(begin)

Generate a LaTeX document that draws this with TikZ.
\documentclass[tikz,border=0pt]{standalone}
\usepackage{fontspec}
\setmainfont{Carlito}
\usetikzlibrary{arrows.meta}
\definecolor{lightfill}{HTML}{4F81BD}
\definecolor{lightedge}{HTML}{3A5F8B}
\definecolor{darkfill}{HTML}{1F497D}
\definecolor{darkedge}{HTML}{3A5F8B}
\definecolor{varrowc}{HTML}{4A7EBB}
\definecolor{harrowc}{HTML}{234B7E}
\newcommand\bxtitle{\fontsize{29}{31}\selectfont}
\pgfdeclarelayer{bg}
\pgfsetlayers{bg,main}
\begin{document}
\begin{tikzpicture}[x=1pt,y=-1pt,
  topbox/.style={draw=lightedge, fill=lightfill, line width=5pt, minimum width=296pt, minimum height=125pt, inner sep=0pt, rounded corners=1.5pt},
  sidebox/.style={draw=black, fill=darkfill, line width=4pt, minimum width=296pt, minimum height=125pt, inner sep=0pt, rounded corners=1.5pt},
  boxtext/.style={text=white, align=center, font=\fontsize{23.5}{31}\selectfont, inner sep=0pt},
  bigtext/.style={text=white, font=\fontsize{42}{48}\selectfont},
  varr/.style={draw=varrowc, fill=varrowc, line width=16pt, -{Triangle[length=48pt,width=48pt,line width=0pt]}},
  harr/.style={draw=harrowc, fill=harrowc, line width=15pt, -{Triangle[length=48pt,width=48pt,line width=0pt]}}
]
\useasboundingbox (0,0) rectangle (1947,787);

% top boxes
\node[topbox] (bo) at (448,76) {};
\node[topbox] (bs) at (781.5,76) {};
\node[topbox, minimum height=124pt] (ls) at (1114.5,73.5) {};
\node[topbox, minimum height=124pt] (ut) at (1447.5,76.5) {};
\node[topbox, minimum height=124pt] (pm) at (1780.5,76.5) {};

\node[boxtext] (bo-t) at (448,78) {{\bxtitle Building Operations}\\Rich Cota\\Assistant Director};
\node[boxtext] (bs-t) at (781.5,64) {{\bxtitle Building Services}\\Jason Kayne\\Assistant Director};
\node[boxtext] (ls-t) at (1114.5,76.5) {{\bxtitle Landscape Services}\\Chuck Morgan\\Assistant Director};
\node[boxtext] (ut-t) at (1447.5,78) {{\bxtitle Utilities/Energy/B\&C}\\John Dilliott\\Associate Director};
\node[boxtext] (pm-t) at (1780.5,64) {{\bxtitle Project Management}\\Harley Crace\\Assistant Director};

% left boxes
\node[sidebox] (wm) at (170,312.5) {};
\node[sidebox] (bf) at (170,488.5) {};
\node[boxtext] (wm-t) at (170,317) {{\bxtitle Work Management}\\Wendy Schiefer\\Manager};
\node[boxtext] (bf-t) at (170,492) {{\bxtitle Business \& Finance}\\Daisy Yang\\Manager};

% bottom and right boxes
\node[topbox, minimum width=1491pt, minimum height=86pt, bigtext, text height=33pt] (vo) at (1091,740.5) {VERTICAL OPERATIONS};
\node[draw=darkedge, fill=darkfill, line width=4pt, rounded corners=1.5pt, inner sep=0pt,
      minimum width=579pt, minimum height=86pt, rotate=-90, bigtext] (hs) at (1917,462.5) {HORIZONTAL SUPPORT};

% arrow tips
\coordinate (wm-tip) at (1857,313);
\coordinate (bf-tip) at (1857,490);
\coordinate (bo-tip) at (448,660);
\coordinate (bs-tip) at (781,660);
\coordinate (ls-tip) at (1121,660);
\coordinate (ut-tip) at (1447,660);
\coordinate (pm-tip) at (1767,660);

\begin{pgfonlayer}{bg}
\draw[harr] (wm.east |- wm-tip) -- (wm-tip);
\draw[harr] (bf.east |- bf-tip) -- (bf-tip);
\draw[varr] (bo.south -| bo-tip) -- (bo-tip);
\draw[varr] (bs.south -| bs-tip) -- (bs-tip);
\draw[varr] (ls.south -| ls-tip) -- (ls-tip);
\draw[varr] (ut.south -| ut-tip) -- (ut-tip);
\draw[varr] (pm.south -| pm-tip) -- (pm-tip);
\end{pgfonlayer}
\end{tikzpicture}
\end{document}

(end)
(begin)

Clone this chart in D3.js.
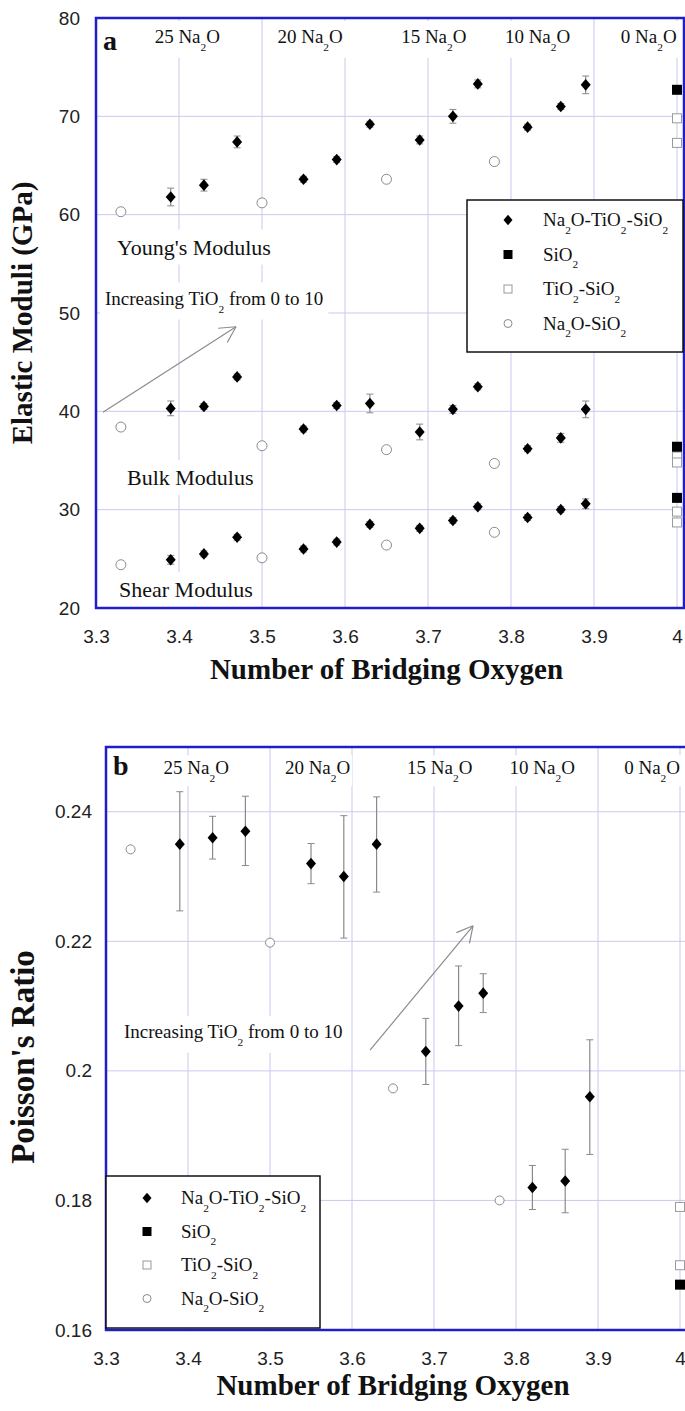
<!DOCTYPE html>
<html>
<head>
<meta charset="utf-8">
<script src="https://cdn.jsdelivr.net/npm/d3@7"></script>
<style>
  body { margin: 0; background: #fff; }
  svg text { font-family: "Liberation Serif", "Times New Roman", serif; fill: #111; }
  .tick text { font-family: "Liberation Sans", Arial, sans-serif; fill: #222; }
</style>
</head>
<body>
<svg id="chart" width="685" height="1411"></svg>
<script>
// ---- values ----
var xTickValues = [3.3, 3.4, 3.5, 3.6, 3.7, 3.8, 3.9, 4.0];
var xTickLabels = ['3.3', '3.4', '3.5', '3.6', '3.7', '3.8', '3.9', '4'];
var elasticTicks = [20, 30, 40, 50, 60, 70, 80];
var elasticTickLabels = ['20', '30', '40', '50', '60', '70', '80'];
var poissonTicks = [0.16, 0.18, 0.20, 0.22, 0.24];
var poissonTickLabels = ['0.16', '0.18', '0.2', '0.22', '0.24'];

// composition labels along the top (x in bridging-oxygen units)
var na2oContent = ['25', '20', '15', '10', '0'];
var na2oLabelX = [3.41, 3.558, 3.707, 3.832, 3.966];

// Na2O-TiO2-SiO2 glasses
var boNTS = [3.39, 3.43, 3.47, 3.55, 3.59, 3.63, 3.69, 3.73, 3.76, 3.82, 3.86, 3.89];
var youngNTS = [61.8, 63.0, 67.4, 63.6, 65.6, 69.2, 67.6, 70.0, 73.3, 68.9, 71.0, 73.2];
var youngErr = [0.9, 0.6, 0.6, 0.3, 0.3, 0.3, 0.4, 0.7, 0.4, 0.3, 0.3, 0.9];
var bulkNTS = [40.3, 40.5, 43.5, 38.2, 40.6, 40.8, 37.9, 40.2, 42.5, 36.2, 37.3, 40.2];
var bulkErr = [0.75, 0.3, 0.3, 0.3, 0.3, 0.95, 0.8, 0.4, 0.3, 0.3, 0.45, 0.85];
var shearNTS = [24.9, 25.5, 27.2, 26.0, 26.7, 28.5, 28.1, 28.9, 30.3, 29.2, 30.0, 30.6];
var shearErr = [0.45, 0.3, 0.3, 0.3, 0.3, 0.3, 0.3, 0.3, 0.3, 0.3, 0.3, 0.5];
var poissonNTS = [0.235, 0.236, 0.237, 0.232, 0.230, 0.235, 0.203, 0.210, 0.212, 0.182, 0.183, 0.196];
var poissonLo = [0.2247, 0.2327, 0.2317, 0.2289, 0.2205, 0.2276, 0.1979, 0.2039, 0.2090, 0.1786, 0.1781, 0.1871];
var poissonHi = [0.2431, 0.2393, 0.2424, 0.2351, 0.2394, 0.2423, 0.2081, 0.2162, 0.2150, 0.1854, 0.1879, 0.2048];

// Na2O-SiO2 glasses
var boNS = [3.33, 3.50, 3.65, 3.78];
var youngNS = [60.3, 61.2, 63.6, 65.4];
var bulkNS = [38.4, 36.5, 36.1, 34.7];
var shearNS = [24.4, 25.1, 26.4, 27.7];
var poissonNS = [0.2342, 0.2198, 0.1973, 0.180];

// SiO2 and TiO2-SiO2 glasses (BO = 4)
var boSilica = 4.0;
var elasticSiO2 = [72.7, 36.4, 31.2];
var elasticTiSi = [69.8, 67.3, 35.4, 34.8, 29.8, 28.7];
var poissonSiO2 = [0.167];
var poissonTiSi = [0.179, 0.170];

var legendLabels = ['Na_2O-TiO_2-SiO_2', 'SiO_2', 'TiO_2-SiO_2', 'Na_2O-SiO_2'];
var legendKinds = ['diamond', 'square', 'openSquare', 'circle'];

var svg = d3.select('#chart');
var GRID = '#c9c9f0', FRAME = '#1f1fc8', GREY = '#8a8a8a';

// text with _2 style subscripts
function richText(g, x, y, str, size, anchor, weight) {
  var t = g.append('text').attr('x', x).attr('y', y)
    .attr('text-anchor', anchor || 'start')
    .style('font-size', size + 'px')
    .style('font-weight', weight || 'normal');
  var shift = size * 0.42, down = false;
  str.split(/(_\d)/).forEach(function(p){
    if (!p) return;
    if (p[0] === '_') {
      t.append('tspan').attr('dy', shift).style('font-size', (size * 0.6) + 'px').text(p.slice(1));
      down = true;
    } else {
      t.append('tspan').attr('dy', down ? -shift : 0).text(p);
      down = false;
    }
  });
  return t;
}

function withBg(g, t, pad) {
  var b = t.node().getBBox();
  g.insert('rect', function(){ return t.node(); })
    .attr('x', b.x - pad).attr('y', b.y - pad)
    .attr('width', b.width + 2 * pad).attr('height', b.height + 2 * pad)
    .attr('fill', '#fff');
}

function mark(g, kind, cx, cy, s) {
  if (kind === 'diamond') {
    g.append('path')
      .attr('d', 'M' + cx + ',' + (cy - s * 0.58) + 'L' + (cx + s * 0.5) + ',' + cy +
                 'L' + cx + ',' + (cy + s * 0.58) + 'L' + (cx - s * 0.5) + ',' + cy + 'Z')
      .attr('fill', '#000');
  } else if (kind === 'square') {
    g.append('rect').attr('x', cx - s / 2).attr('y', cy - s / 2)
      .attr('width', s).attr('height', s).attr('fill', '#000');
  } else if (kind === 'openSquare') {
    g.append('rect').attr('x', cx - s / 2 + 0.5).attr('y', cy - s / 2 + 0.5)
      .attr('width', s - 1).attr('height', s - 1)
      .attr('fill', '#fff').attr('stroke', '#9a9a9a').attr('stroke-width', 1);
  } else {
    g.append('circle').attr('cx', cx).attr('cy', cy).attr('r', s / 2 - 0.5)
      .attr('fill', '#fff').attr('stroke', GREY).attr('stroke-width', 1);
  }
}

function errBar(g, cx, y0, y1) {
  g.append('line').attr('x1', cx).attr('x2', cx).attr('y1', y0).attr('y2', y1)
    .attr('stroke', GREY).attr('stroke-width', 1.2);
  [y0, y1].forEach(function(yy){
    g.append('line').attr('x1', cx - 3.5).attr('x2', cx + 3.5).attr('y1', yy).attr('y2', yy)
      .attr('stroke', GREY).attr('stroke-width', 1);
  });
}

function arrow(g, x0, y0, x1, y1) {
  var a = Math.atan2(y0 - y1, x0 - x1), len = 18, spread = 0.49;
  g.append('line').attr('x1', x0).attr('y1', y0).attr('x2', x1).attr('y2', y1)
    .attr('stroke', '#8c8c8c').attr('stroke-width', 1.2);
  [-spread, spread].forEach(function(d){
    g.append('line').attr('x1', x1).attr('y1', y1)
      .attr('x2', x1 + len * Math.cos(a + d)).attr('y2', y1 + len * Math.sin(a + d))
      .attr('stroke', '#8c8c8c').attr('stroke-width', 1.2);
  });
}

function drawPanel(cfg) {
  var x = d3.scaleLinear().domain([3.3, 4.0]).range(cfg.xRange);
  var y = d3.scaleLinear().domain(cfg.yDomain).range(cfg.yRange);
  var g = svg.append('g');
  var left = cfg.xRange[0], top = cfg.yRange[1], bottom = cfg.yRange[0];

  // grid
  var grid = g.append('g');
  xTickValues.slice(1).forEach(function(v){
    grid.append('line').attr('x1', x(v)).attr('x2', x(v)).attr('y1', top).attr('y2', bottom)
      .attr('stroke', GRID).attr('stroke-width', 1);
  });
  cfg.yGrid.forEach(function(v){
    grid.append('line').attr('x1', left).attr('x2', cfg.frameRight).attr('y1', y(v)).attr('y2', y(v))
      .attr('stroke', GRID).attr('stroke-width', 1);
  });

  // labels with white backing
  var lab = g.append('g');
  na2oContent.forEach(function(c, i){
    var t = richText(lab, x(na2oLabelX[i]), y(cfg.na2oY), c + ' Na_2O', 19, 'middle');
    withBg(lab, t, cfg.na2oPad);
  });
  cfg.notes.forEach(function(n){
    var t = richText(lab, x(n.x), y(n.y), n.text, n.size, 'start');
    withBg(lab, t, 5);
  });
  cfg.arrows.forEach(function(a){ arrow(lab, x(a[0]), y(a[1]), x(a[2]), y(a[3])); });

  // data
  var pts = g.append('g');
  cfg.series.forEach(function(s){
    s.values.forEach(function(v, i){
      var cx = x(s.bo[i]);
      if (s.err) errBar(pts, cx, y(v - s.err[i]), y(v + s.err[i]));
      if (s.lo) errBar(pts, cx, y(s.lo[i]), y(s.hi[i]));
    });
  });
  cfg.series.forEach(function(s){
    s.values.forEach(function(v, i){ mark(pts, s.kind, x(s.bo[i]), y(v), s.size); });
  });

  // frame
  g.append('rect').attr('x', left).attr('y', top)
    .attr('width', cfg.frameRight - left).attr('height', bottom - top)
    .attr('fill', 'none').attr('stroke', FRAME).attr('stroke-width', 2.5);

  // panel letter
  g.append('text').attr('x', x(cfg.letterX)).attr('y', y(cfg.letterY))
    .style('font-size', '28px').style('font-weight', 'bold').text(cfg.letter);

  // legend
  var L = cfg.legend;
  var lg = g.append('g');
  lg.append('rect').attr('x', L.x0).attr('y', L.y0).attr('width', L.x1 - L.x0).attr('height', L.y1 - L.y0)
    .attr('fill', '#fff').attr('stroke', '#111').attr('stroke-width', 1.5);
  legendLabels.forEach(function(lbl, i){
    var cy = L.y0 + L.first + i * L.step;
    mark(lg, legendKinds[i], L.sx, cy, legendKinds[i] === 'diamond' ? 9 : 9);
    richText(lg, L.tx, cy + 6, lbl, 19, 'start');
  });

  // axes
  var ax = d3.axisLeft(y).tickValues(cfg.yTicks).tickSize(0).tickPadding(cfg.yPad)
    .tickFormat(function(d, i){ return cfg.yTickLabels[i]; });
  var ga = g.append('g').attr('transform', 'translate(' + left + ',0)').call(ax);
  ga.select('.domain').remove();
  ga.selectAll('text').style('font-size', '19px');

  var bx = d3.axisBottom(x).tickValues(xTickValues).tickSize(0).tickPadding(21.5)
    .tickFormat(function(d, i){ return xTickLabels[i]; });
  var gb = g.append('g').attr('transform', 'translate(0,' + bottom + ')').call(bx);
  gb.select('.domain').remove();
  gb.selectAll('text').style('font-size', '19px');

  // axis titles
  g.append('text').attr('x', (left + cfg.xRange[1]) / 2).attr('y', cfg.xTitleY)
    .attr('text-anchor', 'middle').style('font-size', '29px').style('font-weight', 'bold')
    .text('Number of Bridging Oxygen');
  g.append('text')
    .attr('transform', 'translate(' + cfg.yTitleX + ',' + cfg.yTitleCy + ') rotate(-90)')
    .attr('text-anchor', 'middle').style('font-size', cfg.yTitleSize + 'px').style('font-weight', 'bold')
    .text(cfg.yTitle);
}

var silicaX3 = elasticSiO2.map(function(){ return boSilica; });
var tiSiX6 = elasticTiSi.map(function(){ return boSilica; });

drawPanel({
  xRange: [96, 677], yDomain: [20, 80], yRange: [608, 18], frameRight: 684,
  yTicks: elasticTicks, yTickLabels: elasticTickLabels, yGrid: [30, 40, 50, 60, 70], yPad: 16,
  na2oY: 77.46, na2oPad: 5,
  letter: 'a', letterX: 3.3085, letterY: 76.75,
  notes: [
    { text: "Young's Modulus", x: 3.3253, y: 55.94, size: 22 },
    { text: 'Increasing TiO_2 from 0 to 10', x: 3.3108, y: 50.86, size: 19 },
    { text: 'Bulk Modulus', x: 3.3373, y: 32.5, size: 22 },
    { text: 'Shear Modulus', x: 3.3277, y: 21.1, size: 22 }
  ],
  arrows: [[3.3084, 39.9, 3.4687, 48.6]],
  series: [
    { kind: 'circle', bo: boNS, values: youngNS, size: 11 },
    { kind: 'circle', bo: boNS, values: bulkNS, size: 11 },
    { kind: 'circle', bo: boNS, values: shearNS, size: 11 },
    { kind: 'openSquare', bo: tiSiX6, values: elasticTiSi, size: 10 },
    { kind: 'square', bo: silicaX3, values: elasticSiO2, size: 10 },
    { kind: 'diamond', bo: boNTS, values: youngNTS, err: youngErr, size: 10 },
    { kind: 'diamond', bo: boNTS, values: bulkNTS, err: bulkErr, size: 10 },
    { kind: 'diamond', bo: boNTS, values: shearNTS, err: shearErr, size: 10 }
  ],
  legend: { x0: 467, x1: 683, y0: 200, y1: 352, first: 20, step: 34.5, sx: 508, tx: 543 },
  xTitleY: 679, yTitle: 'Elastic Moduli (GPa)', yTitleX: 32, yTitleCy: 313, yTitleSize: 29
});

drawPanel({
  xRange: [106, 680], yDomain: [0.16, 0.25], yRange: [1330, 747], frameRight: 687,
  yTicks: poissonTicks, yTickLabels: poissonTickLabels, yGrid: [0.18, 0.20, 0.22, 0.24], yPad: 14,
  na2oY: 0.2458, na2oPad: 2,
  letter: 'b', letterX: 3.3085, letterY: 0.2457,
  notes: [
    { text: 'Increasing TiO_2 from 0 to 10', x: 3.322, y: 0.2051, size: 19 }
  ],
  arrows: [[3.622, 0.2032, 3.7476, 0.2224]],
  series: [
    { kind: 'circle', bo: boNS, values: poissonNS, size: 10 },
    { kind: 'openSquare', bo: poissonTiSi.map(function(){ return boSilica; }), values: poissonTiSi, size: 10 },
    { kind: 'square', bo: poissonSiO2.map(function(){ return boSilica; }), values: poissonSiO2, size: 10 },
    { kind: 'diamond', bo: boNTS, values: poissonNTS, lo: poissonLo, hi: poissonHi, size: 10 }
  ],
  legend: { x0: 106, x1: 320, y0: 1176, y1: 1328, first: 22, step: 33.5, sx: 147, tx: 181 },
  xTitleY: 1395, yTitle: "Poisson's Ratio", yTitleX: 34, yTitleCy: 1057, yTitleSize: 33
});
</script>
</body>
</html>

(end)
(begin)

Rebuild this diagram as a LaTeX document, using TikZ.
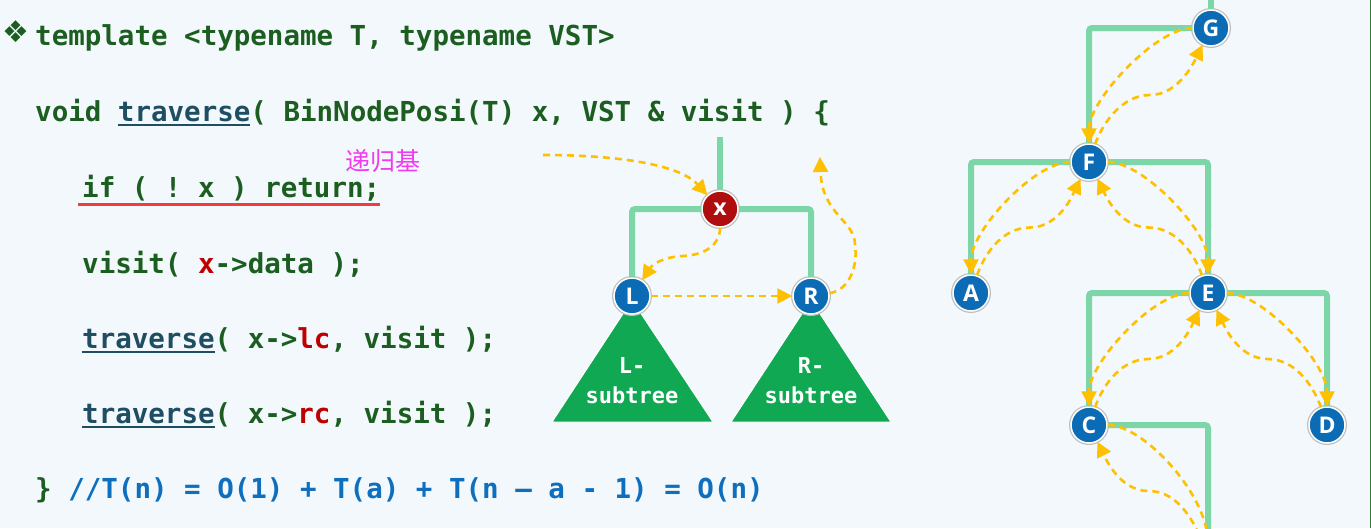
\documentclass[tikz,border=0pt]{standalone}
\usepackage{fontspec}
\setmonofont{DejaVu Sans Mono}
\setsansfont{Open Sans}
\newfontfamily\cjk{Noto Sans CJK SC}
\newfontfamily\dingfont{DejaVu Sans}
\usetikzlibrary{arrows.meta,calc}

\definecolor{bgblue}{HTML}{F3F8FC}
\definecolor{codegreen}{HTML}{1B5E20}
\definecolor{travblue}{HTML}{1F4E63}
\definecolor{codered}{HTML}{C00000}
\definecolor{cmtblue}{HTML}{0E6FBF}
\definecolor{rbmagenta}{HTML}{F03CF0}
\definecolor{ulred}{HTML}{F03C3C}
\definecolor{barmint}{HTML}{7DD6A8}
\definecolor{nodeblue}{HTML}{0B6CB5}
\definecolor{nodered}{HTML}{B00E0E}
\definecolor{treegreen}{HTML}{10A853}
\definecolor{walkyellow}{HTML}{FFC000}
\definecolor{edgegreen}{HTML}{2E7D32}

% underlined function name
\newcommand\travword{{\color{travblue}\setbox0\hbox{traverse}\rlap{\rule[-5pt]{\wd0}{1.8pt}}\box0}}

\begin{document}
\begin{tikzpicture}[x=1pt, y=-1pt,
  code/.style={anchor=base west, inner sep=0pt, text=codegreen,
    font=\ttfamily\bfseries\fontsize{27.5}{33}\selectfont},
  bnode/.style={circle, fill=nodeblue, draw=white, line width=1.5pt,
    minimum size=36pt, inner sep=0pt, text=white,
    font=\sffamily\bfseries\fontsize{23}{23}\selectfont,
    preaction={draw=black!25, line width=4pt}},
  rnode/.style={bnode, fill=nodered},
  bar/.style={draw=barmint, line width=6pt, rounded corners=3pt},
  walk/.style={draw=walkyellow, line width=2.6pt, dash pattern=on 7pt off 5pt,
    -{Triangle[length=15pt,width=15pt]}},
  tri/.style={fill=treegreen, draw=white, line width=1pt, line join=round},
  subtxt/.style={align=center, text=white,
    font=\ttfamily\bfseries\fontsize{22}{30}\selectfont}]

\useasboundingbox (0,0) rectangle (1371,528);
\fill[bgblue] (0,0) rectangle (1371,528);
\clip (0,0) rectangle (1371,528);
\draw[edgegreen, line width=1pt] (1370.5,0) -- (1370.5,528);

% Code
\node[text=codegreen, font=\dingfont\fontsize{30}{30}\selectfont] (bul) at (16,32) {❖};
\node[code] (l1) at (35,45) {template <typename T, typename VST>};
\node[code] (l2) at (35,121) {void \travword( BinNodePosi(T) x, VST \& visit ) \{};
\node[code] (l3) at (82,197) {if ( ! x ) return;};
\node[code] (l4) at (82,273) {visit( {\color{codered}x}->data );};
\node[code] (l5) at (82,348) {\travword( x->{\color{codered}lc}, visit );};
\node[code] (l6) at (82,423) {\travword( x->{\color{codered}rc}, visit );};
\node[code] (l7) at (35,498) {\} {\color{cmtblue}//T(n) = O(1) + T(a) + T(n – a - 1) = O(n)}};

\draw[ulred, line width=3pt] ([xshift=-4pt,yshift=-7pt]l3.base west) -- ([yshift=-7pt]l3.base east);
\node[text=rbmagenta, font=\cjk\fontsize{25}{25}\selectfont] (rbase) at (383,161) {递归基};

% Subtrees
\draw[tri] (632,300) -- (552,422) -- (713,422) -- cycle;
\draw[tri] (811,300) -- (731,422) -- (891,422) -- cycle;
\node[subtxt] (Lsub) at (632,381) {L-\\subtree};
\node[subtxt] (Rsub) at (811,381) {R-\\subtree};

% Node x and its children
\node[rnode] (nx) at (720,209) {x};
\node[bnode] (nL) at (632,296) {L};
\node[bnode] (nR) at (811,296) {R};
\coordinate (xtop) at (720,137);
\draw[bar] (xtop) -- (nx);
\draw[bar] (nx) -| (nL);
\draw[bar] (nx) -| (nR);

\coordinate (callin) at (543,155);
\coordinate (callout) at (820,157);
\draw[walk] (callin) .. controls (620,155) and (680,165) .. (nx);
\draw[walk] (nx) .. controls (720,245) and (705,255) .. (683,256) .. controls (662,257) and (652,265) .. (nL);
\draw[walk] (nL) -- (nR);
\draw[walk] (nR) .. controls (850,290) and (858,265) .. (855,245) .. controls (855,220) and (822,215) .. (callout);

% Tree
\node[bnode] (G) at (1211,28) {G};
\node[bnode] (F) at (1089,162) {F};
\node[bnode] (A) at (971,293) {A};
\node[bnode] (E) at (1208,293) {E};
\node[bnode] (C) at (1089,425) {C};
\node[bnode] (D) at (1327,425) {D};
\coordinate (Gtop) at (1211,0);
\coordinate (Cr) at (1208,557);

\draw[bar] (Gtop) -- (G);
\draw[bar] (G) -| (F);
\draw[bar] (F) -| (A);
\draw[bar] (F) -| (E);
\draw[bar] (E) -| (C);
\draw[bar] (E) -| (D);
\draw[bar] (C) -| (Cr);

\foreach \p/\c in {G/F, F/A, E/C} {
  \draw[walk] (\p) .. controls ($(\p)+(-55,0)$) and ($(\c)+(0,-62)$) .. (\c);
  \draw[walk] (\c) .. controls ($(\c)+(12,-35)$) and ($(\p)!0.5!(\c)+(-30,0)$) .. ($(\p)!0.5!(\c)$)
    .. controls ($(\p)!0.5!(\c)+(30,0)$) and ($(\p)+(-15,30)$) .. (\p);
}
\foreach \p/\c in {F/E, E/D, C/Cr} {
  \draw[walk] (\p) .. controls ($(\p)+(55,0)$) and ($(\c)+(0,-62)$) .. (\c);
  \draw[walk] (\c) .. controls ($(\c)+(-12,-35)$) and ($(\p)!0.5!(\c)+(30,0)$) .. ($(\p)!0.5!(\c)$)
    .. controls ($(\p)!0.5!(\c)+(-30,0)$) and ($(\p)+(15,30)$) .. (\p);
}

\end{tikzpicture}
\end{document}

(end)

**EXERCISE REQUIREMENTS**.
How many of these lines contain "chart"? Write only the number.

**ANSWER FOR THIS EXERCISE**.
3